Большевистские агитаторы, вступавшие в борьбу с «отсталыми» элементами населения Советского Союза, не сомневались, что складывавшаяся медицинская модель была неприложима к тем формам однополых отношений, с которыми они сталкивались. История их борьбы с христианским духовенством и с обычаями сексуальной жизни «первобытных» народов юга и востока Советского Союза свидетельствует о том, что они активно продвигали тезис о прямой зависимости половых девиаций от сложившихся социальных условий. Пытаясь взломать печать на дверях тайного мира монастырской жизни или желая «осовременить» культурные практики исламских и кавказских народов, большевистские агитаторы создавали политику сексуального различия, которая резко противоречила «передовым» европейским психиатрическим и эндокринологическим гипотезам.
Члены антирелигиозного движения, воспринимавшие большевизм с энтузиазмом, и русские большевики, сочинявшие законы для новых периферийных советских республик, подходили к регулированию однополых проступков как пережитков старого быта, подлежавших искоренению. Действуя таким образом, они создавали дискурс, противоречащий медикализированным и либертарианским голосам, раздававшимся от некоторых психиатров и юристов РСФСР.
Культурная революция, сопутствовавшая первой пятилетке (1928–1932 годы), не обошла стороной и вопрос сексуально-гендерного диссидентства. Она породила дискуссию, отголоски которой запечатлелись в ряде эпизодов о возможности существования «трансвеститов» (этим понятием охватывались все вариации «среднего пола») в новом обществе. Эта дискуссия отражала, с одной стороны, опыт большевистской борьбы с пережитками старого быта, а с другой – страстное стремление медицинских умов разрешить научный вопрос половой аномалии.
Как и в других областях науки, медицинский подход к этому вопросу прошел через утопическую фазу (в 1929 и 1930 годах), когда психиатров вновь охватил оптимизм относительно сексуальной эмансипации и открытий эндокринологии. Видение врачей, ратовавших за то, чтобы определенные социально аномальные идентичности находились в ведении медицины, откровенно расходилось с более жесткой стратегией регулирования «девиантного» поведения и образа жизни. Дискурсивное пространство, внутри которого аномалии вроде «гомосексуалистов» или «трансвеститов» могли спокойно существовать в Советском Союзе, начало постепенно исчезать во время первой пятилетки.

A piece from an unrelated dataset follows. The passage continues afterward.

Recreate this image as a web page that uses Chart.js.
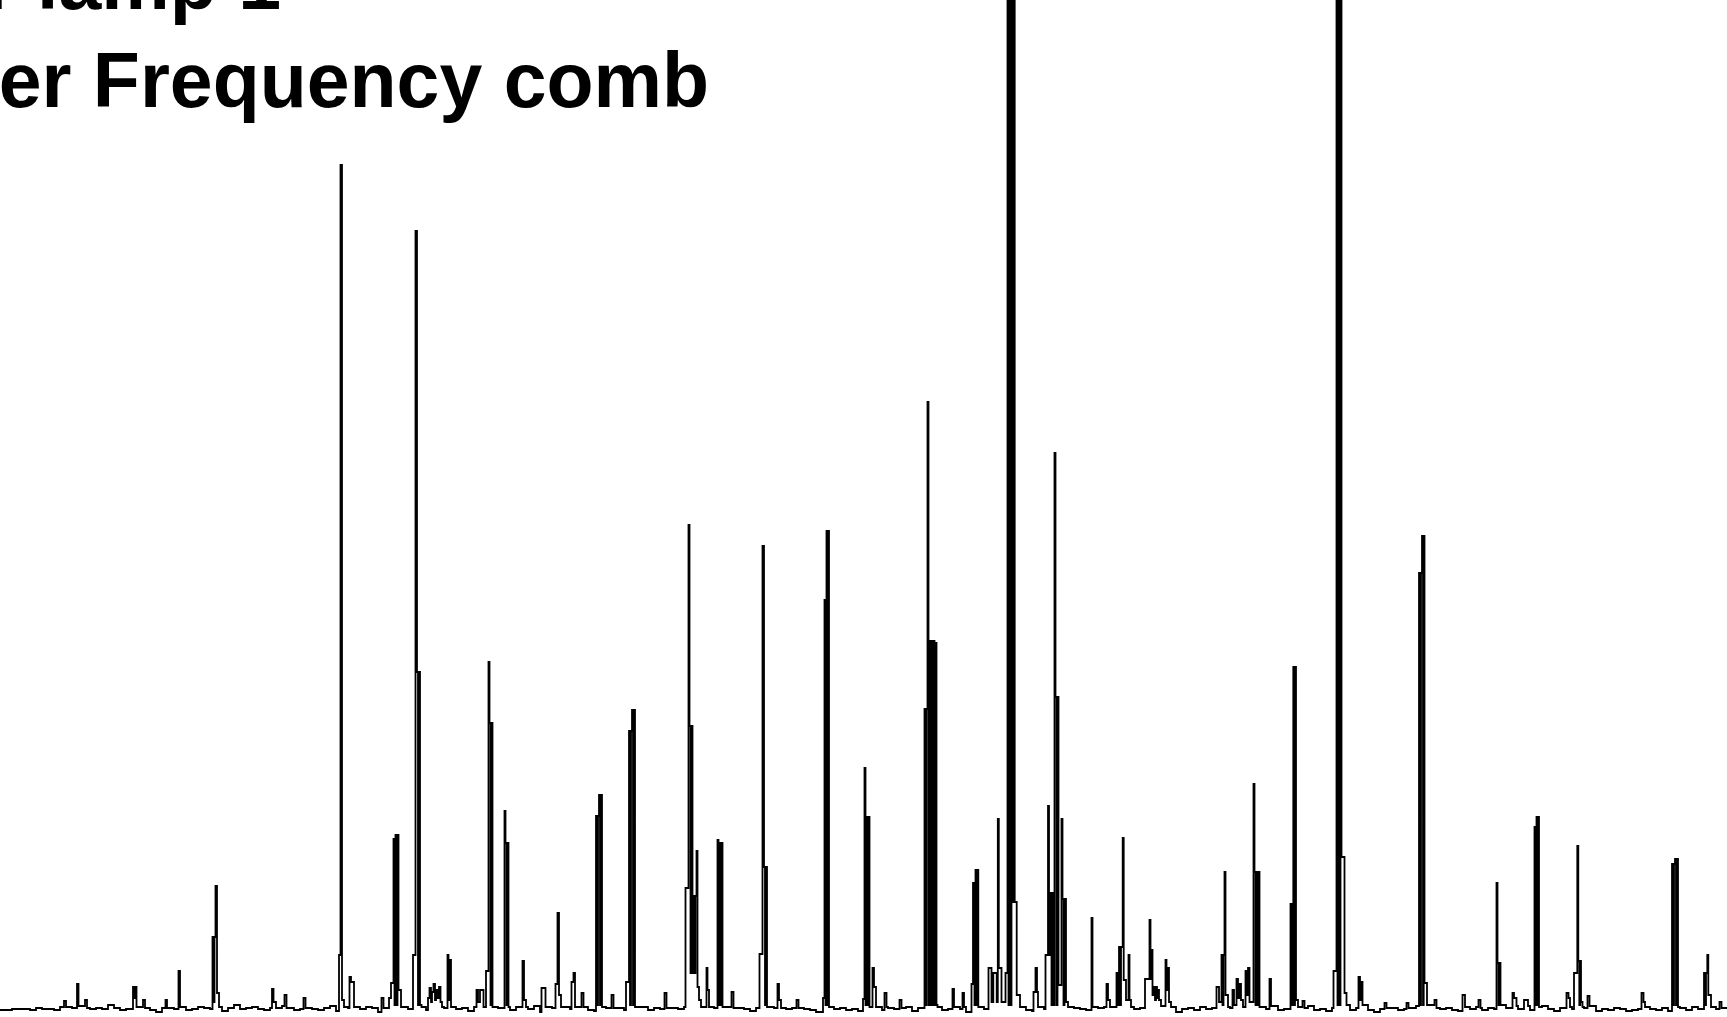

Народный комиссариат здравоохранения (равно как и некоторые ученые с юристами) воспринял декриминализацию мужеложства в УК РСФСР 1922 года как перевод гомосексуальности из сферы полицейского регулирования в область медицинских вопросов. Тем не менее существовали формы однополых отношений (обычно между мужчинами), которые часть большевистских деятелей отказывалась рассматривать как вопросы медицинского характера. Они отвергали рассуждения о врожденности однополого влечения и отрицали, что исторические свидетельства присутствия однополой любви в других культурах подтверждают ее универсальность. Большевистские агитаторы утверждали, что некоторые «развратные» нравы старого режима (среди священнослужителей Русской православной церкви) или у «первобытных» народов Советского Союза (южные и восточные этнические группы) являются социально обусловленными формами «половых извращений». С последовательностью, которая была чрезвычайно редка для политики в отношении сексуально-гендерного диссидентства, большевики вели кампании и вводили меры, направленные на искоренение классовых предпосылок и социальных структур, которые, как они считали, способствовали формированию «извращений». Подобные инициативы накладывали очевидные ограничения на биомедицинский подход к восприятию сексуально-гендерного диссидентства, лишая научную экспертизу главного слова в данном вопросе. Они также порождали политические дискурсы об аномальных сексуальностях, которые шли вразрез со стремлением Комиссариата здравоохранения стать частью международной политики сексуальных реформ и сужали возможности либертарианского толкования революционного законодательства о половых преступлениях.